§ **Your goal**: All of the data should be output character for character, except the pictures.

§ **Source excerpt**:

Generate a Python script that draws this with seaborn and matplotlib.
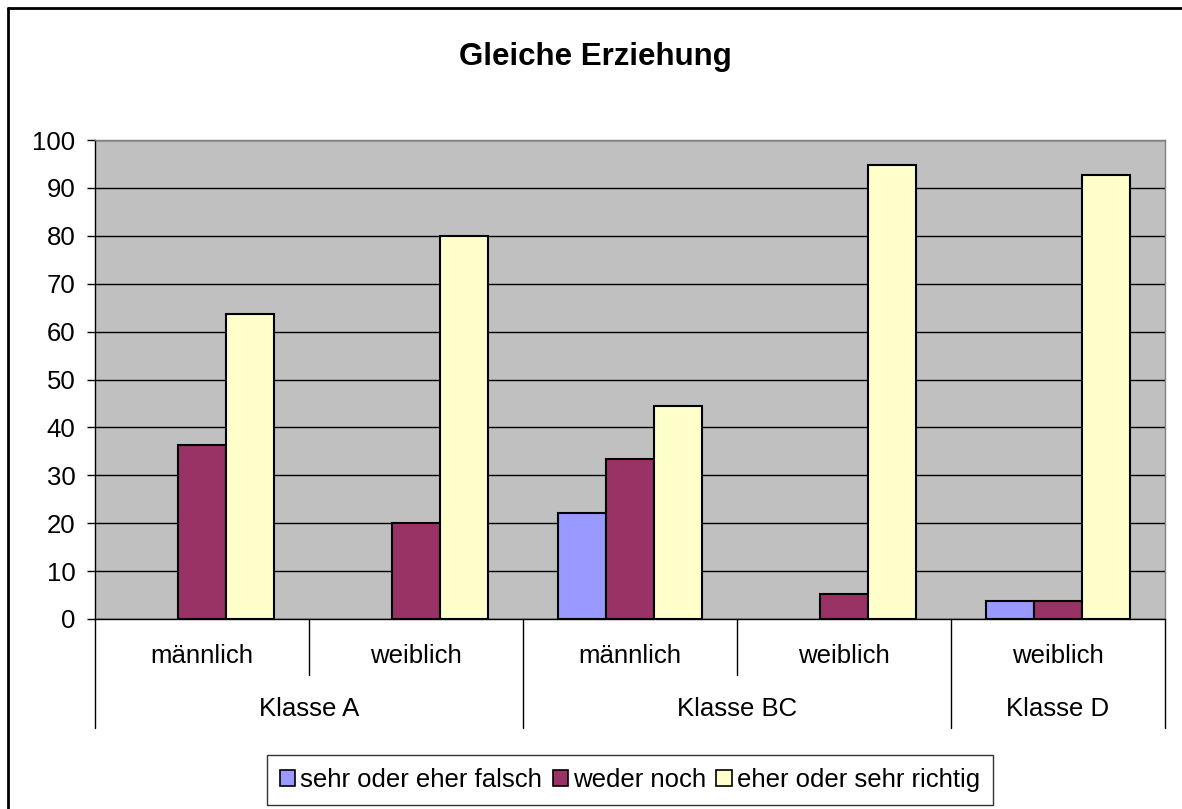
import numpy as np
import pandas as pd
import matplotlib
matplotlib.use("Agg")
import matplotlib.pyplot as plt
import seaborn as sns
from matplotlib.lines import Line2D

# data
categories = ["A_m", "A_w", "BC_m", "BC_w", "D_w"]
sub_labels = ["männlich", "weiblich", "männlich", "weiblich", "weiblich"]
group_labels = ["Klasse A", "Klasse BC", "Klasse D"]
group_spans = [(0, 2), (2, 4), (4, 5)]
series = ["sehr oder eher falsch", "weder noch", "eher oder sehr richtig"]
falsch = [0, 0, 22.2, 0, 3.7]
weder = [36.4, 20.0, 33.3, 5.3, 3.7]
richtig = [63.6, 80.0, 44.4, 94.7, 92.6]
colors = ["#9999FF", "#993366", "#FFFFCC"]

df = pd.DataFrame({
    "cat": categories * 3,
    "serie": np.repeat(series, len(categories)),
    "wert": falsch + weder + richtig,
})

sns.set_style("white")
plt.rcParams["font.family"] = ["Liberation Sans", "DejaVu Sans"]
plt.rcParams["text.color"] = "black"
plt.rcParams["ytick.color"] = "black"

FS = 18.5
W, H = 1182, 809
fig = plt.figure(figsize=(W / 100, H / 100), dpi=100)
L, R, T, B = 95, 1165, 140, 619
ax = fig.add_axes([L / W, 1 - B / H, (R - L) / W, (B - T) / H])

sns.barplot(data=df, x="cat", y="wert", hue="serie", hue_order=series,
            palette=colors, width=0.67, edgecolor="black", linewidth=1.5,
            saturation=1, legend=False, ax=ax)
# empty bars are not drawn in the original
for p in ax.patches:
    if p.get_height() == 0:
        p.set_visible(False)

ax.set_facecolor("#C0C0C0")
ax.set_xlim(-0.5, len(categories) - 0.5)
ax.set_ylim(0, 100)
ax.set_yticks(range(0, 101, 10))
ax.yaxis.grid(True, color="black", linewidth=1)
ax.set_axisbelow(True)
ax.tick_params(axis="y", labelsize=FS, labelcolor="black", length=6, width=1,
               direction="out", left=True, pad=8)
ax.set_xticks([])
ax.set_xlabel("")
ax.set_ylabel("")
for s in ["top", "right"]:
    ax.spines[s].set_color("#808080")
    ax.spines[s].set_linewidth(1)
for s in ["left", "bottom"]:
    ax.spines[s].set_color("black")
    ax.spines[s].set_linewidth(1)

# hierarchical category axis below the plot
trans = ax.get_xaxis_transform()
y1 = -(675 - B) / (B - T)
y2 = -(728 - B) / (B - T)
for i, lab in enumerate(sub_labels):
    ax.text(i, -(656 - B) / (B - T), lab, transform=trans, ha="center", va="center",
            fontsize=FS)
for x in [0.5, 2.5]:
    ax.add_line(Line2D([x, x], [0, y1], transform=trans, color="black", lw=1, clip_on=False))
for x in [-0.5, 1.5, 3.5, 4.5]:
    ax.add_line(Line2D([x, x], [0, y2], transform=trans, color="black", lw=1, clip_on=False))
for lab, (a, b) in zip(group_labels, group_spans):
    ax.text((a + b - 1) / 2, -(709 - B) / (B - T), lab, transform=trans, ha="center",
            va="center", fontsize=FS)

fig.text(595 / W, 1 - 57 / H, "Gleiche Erziehung", ha="center", va="center",
         fontsize=22.5, fontweight="bold")

handles = [plt.Rectangle((0, 0), 1, 1, facecolor=c, edgecolor="black", lw=1.2) for c in colors]
leg = fig.legend(handles, series, ncol=3, loc="center", bbox_to_anchor=(630 / W, 1 - 780 / H),
                 fontsize=FS, frameon=True, fancybox=False, edgecolor="black",
                 handlelength=0.6, handleheight=0.6, handletextpad=0.2, columnspacing=0.4,
                 borderpad=0.5, borderaxespad=0)
leg.get_frame().set_linewidth(1)

# outer chart border (left and top visible)
fig.add_artist(Line2D([8 / W, 8 / W], [0, 1 - 8 / H], transform=fig.transFigure, color="black", lw=2))
fig.add_artist(Line2D([8 / W, 1], [1 - 8 / H, 1 - 8 / H], transform=fig.transFigure, color="black", lw=2))

fig.savefig("out.png", dpi=100, facecolor="white")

§ **Finished exercise**:
Generate a Python script that draws this with seaborn and matplotlib.
import numpy as np
import pandas as pd
import matplotlib
matplotlib.use("Agg")
import matplotlib.pyplot as plt
import seaborn as sns
from matplotlib.lines import Line2D

# data
categories = ["A_m", "A_w", "BC_m", "BC_w", "D_w"]
sub_labels = ["männlich", "weiblich", "männlich", "weiblich", "weiblich"]
group_labels = ["Klasse A", "Klasse BC", "Klasse D"]
group_spans = [(0, 2), (2, 4), (4, 5)]
series = ["sehr oder eher falsch", "weder noch", "eher oder sehr richtig"]
falsch = [0, 0, 22.2, 0, 3.7]
weder = [36.4, 20.0, 33.3, 5.3, 3.7]
richtig = [63.6, 80.0, 44.4, 94.7, 92.6]
colors = ["#9999FF", "#993366", "#FFFFCC"]

df = pd.DataFrame({
    "cat": categories * 3,
    "serie": np.repeat(series, len(categories)),
    "wert": falsch + weder + richtig,
})

sns.set_style("white")
plt.rcParams["font.family"] = ["Liberation Sans", "DejaVu Sans"]
plt.rcParams["text.color"] = "black"
plt.rcParams["ytick.color"] = "black"

FS = 18.5
W, H = 1182, 809
fig = plt.figure(figsize=(W / 100, H / 100), dpi=100)
L, R, T, B = 95, 1165, 140, 619
ax = fig.add_axes([L / W, 1 - B / H, (R - L) / W, (B - T) / H])

sns.barplot(data=df, x="cat", y="wert", hue="serie", hue_order=series,
            palette=colors, width=0.67, edgecolor="black", linewidth=1.5,
            saturation=1, legend=False, ax=ax)
# empty bars are not drawn in the original
for p in ax.patches:
    if p.get_height() == 0:
        p.set_visible(False)

ax.set_facecolor("#C0C0C0")
ax.set_xlim(-0.5, len(categories) - 0.5)
ax.set_ylim(0, 100)
ax.set_yticks(range(0, 101, 10))
ax.yaxis.grid(True, color="black", linewidth=1)
ax.set_axisbelow(True)
ax.tick_params(axis="y", labelsize=FS, labelcolor="black", length=6, width=1,
               direction="out", left=True, pad=8)
ax.set_xticks([])
ax.set_xlabel("")
ax.set_ylabel("")
for s in ["top", "right"]:
    ax.spines[s].set_color("#808080")
    ax.spines[s].set_linewidth(1)
for s in ["left", "bottom"]:
    ax.spines[s].set_color("black")
    ax.spines[s].set_linewidth(1)

# hierarchical category axis below the plot
trans = ax.get_xaxis_transform()
y1 = -(675 - B) / (B - T)
y2 = -(728 - B) / (B - T)
for i, lab in enumerate(sub_labels):
    ax.text(i, -(656 - B) / (B - T), lab, transform=trans, ha="center", va="center",
            fontsize=FS)
for x in [0.5, 2.5]:
    ax.add_line(Line2D([x, x], [0, y1], transform=trans, color="black", lw=1, clip_on=False))
for x in [-0.5, 1.5, 3.5, 4.5]:
    ax.add_line(Line2D([x, x], [0, y2], transform=trans, color="black", lw=1, clip_on=False))
for lab, (a, b) in zip(group_labels, group_spans):
    ax.text((a + b - 1) / 2, -(709 - B) / (B - T), lab, transform=trans, ha="center",
            va="center", fontsize=FS)

fig.text(595 / W, 1 - 57 / H, "Gleiche Erziehung", ha="center", va="center",
         fontsize=22.5, fontweight="bold")

handles = [plt.Rectangle((0, 0), 1, 1, facecolor=c, edgecolor="black", lw=1.2) for c in colors]
leg = fig.legend(handles, series, ncol=3, loc="center", bbox_to_anchor=(630 / W, 1 - 780 / H),
                 fontsize=FS, frameon=True, fancybox=False, edgecolor="black",
                 handlelength=0.6, handleheight=0.6, handletextpad=0.2, columnspacing=0.4,
                 borderpad=0.5, borderaxespad=0)
leg.get_frame().set_linewidth(1)

# outer chart border (left and top visible)
fig.add_artist(Line2D([8 / W, 8 / W], [0, 1 - 8 / H], transform=fig.transFigure, color="black", lw=2))
fig.add_artist(Line2D([8 / W, 1], [1 - 8 / H, 1 - 8 / H], transform=fig.transFigure, color="black", lw=2))

fig.savefig("out.png", dpi=100, facecolor="white")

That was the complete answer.